Both situations lead to reduced quality of life and cardiovascular disease—a complication of uncontrolled
hypertension.1 Maintaining the health of these caregivers is critical to support the well-being of the care
recipients. Although some multi-component interventions have addressed ADRD caregiver's stress and quality
of life, 2,3 gaps remain in targeting interventions to address the complexity of chronic caregiving stress and
hypertension self-care in African American women. This pilot study builds on our earlier work which showed
that stress, blood pressure knowledge, and complex diet information deficits all interfered with older African
American women’s hypertension self-care.4-7 Lifestyle changes (stress management, reducing sodium, eating
fruits/vegetables, and physical activity) are effective in managing hypertension.
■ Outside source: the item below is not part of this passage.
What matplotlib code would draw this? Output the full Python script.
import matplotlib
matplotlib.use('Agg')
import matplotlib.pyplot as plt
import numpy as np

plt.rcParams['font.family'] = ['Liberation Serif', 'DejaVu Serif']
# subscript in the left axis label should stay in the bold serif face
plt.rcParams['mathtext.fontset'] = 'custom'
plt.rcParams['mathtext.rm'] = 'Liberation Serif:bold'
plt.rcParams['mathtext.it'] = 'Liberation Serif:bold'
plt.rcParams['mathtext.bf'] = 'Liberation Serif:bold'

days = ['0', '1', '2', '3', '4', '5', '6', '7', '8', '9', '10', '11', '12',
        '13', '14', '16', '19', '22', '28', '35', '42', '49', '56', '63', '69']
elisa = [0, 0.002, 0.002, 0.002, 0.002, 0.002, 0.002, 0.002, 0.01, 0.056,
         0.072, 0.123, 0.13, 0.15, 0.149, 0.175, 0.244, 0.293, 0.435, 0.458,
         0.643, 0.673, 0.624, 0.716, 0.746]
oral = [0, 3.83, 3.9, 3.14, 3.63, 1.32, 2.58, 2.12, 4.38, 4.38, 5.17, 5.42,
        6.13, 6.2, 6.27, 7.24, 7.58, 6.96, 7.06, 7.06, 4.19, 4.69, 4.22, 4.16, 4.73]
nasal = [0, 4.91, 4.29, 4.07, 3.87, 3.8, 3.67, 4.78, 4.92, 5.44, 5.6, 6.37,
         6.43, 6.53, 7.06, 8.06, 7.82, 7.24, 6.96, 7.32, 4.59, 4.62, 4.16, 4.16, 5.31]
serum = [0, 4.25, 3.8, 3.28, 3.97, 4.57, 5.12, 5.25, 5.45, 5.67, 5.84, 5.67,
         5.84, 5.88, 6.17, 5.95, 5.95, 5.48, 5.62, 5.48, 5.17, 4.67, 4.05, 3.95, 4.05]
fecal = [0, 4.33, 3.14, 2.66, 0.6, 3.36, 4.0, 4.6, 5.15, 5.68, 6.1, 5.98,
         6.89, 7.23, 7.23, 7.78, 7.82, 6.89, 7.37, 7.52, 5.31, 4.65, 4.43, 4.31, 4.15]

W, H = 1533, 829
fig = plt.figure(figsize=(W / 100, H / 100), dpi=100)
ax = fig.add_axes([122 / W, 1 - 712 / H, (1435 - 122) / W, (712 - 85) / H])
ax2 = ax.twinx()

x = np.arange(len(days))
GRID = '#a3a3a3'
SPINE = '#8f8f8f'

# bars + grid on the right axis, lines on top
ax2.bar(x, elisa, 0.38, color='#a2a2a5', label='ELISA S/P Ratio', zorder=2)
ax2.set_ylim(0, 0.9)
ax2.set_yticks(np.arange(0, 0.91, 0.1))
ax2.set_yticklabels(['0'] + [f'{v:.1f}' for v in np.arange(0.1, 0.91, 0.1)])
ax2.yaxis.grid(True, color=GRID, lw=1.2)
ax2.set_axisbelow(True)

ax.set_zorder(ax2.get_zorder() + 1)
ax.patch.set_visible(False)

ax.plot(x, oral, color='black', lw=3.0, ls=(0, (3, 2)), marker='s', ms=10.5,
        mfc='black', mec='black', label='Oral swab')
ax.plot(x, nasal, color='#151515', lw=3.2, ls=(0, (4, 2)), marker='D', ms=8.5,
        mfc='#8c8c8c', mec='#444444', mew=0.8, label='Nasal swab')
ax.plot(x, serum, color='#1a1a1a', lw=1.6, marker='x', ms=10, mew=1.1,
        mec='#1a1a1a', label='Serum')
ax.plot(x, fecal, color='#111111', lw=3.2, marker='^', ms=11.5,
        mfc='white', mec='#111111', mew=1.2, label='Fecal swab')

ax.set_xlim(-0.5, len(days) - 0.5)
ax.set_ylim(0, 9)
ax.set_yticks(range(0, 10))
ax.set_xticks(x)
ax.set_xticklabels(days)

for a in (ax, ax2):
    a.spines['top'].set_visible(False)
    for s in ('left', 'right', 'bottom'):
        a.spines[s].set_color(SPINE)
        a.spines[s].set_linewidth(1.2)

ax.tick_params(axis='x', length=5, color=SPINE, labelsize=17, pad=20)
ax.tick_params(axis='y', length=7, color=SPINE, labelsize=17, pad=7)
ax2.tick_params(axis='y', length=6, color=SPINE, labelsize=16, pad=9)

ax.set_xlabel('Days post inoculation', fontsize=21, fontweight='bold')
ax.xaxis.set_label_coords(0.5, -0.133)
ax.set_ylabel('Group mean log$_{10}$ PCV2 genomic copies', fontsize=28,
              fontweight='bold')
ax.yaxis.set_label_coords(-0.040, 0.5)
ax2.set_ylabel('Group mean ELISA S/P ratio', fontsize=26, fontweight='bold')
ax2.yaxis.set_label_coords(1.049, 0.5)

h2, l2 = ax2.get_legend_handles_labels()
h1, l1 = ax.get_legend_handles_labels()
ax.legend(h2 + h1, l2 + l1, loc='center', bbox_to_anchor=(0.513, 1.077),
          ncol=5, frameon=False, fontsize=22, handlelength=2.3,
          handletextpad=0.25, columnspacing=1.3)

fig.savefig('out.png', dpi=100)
Our Stage I pilot study is based
on the scientific rationale that we can promote these lifestyle changes by addressing stress reactivity/stress
resilience, the psychological and physiological response of the body to stress, as the underlying mechanism to
facilitate behavioral change. In this way we can improve health outcomes (caregiver stress, quality of life,
cardiovascular disease risk). A small-scale two-group randomized controlled (RCT) pilot study of 28 African
American female caregivers, age 40 and older with hypertension, will be conducted. We will determine the
feasibility and acceptability of Mindfulness in Motion (MIM) plus the Dietary Approaches to Stop Hypertension
(DASH).8 Participants will be randomized to either the MIM DASH7 intervention or the Alzheimer’s Association
Caregiver Training (attention control) in 8 weekly, 1-hour group sessions via telehealth (video and telephone
access). After completion of the intervention, both groups will receive four bi-monthly follow-up calls over the
12 months. To our knowledge, this is the first study that a) systematically employs one of the Science of
Behavioral Change key mechanisms underlying successful adoption of health behaviors—stress
reactivity/stress resilience9 and b) focuses solely on African American female caregivers of people living with
dementia. The aims are: a) determine the feasibility and acceptability of MIM DASH and Caregiver Training for
African American female caregivers with hypertension; b) explore the impact of MIM DASH as compared to
Caregiving Training on caregiver stress and quality of life; quality of life; and c) investigate the potential
mediation effects of stress reactivity/stress resilience between MIM DASH or Caregiver Training and self-care
behaviors. This pilot will make a substantive contribution to the science of behavior change by identifying basic
mechanisms, in the adoption of healthy behaviors that can be used to implement self-care interventions to
reduce health disparities in African Americans. Study findings will inform the infrastructure for a larger trial.